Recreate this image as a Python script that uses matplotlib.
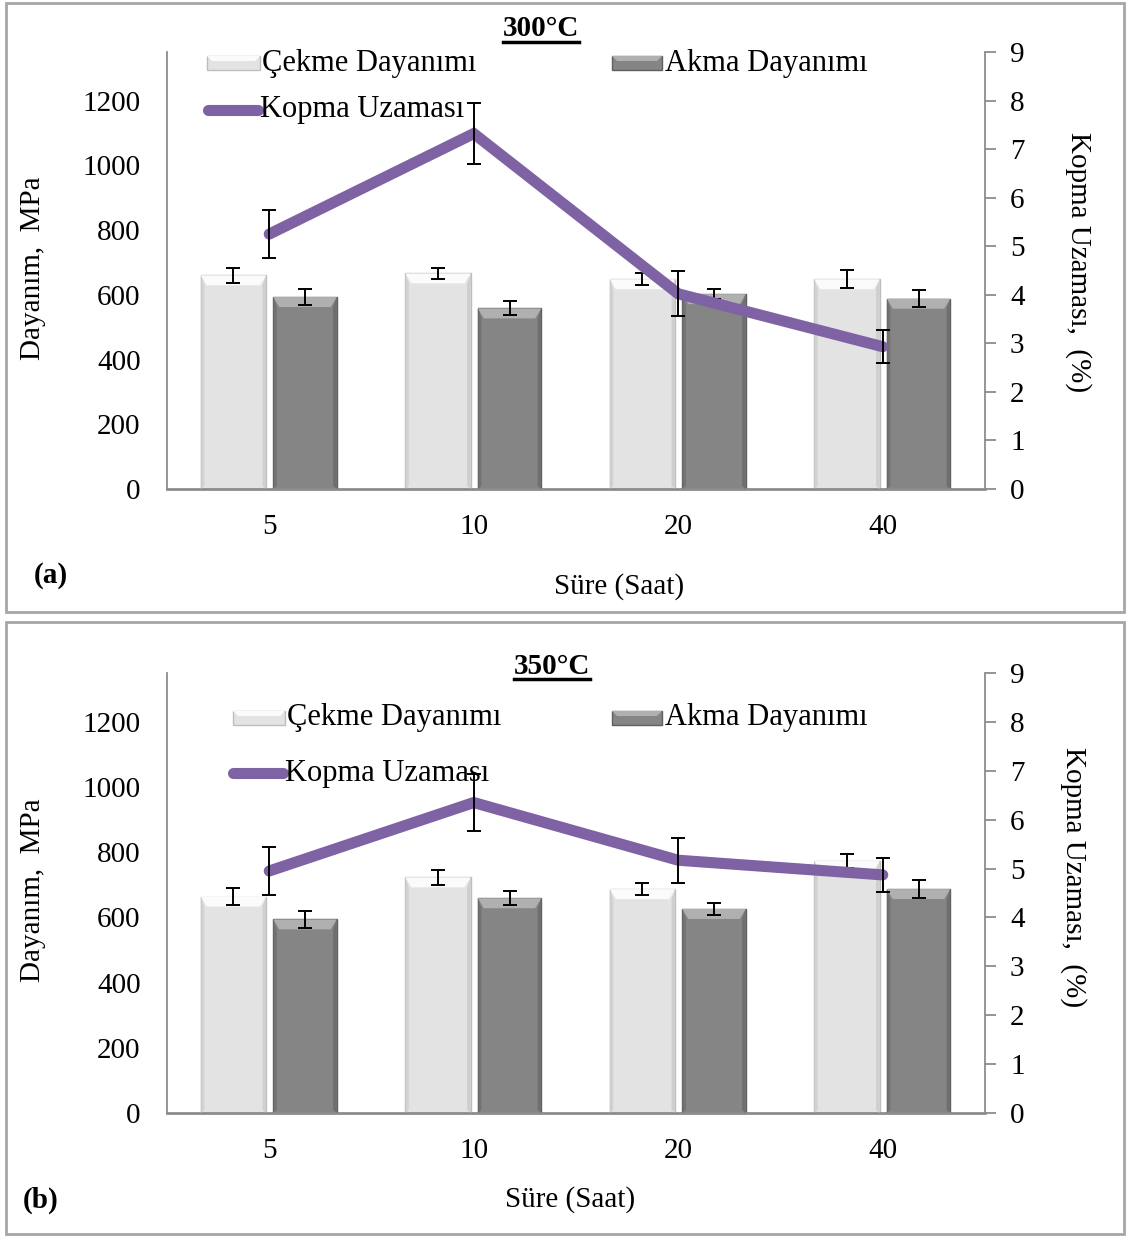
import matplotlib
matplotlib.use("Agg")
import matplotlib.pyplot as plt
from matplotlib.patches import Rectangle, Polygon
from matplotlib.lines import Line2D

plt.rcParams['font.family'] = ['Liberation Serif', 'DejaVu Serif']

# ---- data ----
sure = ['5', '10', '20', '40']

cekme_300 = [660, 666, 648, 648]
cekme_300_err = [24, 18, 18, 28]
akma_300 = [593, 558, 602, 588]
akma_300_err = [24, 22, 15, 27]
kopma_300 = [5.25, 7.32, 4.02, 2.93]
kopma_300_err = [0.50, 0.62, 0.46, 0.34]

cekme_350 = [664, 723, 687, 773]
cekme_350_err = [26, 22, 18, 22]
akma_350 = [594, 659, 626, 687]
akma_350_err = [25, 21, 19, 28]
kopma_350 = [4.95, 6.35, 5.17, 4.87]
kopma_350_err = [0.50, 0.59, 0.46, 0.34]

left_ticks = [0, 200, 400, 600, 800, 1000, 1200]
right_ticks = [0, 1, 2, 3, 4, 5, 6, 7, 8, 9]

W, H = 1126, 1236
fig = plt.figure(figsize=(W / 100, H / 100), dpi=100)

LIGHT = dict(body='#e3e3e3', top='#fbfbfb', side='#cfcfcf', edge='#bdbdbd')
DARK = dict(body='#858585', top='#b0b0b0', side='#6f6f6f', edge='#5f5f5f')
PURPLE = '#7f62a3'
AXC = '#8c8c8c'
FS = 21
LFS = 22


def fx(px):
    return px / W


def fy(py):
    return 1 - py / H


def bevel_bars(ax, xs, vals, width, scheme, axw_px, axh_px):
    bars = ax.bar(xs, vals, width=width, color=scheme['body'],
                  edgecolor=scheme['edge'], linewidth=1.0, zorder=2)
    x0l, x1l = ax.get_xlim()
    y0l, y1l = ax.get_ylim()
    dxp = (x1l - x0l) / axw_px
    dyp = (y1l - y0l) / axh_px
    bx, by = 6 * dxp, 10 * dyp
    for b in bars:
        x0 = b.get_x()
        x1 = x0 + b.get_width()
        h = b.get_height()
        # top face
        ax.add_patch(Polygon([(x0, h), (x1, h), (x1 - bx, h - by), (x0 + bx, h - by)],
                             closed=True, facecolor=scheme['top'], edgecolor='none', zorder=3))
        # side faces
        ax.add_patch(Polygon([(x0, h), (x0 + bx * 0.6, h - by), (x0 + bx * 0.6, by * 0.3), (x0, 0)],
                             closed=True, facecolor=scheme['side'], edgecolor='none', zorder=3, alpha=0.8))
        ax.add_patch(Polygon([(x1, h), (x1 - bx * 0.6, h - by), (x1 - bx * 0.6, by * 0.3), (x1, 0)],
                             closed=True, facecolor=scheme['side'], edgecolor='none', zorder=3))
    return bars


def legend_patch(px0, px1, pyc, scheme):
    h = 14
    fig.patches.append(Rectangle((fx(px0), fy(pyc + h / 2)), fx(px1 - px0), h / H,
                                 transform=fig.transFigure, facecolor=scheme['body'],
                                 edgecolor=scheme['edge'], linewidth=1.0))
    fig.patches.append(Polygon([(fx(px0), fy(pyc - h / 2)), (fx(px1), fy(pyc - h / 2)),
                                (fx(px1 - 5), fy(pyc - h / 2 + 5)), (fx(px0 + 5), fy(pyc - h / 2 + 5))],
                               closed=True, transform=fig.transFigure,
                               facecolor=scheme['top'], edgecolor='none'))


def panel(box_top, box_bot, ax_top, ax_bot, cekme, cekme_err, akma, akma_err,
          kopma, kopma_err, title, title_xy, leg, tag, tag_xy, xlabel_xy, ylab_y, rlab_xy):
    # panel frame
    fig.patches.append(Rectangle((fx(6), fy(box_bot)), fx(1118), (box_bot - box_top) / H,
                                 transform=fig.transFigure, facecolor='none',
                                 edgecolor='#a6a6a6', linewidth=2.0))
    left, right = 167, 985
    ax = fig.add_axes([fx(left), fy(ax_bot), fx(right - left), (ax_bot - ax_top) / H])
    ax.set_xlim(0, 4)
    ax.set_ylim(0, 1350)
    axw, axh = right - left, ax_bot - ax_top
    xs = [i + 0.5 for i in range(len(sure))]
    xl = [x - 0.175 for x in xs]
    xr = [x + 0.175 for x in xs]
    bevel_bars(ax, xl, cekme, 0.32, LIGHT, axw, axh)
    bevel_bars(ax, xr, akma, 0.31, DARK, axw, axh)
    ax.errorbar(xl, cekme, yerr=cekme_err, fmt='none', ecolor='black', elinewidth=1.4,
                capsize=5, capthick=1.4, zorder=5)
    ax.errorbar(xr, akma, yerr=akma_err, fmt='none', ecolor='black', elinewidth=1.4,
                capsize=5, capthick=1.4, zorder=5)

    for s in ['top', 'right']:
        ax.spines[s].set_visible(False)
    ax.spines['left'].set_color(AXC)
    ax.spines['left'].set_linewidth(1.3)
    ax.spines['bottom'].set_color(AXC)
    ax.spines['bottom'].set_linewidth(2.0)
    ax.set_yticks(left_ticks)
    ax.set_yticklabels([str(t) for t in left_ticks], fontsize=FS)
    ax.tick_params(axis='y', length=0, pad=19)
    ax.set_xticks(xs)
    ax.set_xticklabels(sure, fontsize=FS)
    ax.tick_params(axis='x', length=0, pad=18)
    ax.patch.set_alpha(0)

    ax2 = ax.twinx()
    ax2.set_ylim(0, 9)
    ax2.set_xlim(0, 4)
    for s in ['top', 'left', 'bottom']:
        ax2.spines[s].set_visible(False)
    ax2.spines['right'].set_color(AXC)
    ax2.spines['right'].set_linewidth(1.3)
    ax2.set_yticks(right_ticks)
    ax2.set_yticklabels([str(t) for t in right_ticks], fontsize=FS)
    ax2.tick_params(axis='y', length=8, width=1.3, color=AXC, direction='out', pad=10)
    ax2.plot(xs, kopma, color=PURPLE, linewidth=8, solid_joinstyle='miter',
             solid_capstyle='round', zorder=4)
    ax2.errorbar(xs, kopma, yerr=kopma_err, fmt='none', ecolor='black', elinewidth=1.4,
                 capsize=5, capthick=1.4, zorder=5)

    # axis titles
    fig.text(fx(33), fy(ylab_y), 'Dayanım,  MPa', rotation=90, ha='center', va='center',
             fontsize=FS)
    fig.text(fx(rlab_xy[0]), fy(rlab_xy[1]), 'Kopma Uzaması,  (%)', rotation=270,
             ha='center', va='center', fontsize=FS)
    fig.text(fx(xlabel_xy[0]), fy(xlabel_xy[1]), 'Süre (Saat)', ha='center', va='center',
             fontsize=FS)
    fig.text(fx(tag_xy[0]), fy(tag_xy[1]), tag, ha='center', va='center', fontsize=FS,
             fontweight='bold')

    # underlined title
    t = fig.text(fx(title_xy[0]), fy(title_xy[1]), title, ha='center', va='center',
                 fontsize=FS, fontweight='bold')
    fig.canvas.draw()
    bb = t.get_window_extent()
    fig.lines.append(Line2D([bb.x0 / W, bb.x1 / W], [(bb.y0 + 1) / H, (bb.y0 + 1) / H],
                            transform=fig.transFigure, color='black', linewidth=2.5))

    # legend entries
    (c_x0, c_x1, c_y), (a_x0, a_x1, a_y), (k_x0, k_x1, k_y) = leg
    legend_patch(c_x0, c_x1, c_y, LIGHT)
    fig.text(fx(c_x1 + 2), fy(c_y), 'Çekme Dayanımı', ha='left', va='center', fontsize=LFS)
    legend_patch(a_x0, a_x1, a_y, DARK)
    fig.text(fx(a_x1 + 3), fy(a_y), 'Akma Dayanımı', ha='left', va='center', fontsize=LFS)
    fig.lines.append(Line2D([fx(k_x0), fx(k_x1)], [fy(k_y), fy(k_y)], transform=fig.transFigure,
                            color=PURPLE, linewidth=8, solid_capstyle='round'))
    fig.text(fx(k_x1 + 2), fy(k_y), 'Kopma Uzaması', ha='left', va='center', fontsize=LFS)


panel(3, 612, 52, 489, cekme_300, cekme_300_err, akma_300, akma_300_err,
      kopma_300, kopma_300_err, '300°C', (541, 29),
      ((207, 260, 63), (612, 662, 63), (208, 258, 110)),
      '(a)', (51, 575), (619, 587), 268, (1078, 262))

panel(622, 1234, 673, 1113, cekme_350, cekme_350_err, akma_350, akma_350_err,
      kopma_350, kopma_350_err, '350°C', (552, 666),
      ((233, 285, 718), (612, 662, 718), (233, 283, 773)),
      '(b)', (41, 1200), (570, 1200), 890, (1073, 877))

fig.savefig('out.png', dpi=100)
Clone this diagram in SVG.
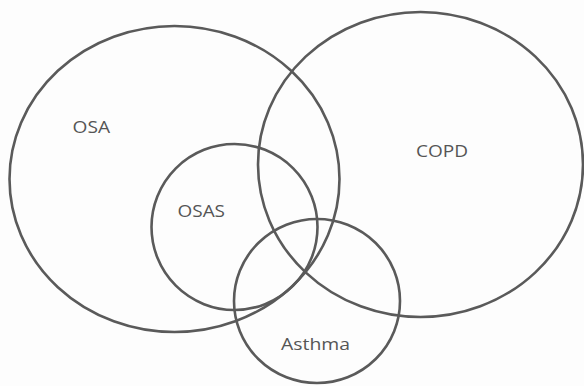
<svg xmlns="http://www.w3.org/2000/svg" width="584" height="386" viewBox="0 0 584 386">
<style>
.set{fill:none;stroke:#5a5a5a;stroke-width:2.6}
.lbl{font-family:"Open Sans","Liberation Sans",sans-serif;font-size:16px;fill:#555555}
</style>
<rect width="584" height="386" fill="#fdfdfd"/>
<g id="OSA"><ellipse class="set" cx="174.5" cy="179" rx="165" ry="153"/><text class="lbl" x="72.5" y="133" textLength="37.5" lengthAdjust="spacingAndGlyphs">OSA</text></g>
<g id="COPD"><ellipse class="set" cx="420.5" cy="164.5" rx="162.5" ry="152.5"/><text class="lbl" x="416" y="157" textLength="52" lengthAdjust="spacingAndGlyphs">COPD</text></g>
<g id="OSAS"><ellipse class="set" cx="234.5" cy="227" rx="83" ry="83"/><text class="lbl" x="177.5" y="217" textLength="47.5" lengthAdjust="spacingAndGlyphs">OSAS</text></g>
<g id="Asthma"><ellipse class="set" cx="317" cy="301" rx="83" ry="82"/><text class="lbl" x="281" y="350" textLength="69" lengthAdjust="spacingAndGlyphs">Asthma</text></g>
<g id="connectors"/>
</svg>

============

## [BRIEF]
From the top of the listing above, repeat each line exactly until you reach the line containing "plt.rcParams['font.family'] = ['Liberation", and repeat that one too. Leave the pictures out.

## [RESPONSE]
Recreate this image as a Python script that uses matplotlib.
import matplotlib
matplotlib.use("Agg")
import matplotlib.pyplot as plt
from matplotlib.patches import Rectangle, Polygon
from matplotlib.lines import Line2D

plt.rcParams['font.family'] = ['Liberation Serif', 'DejaVu Serif']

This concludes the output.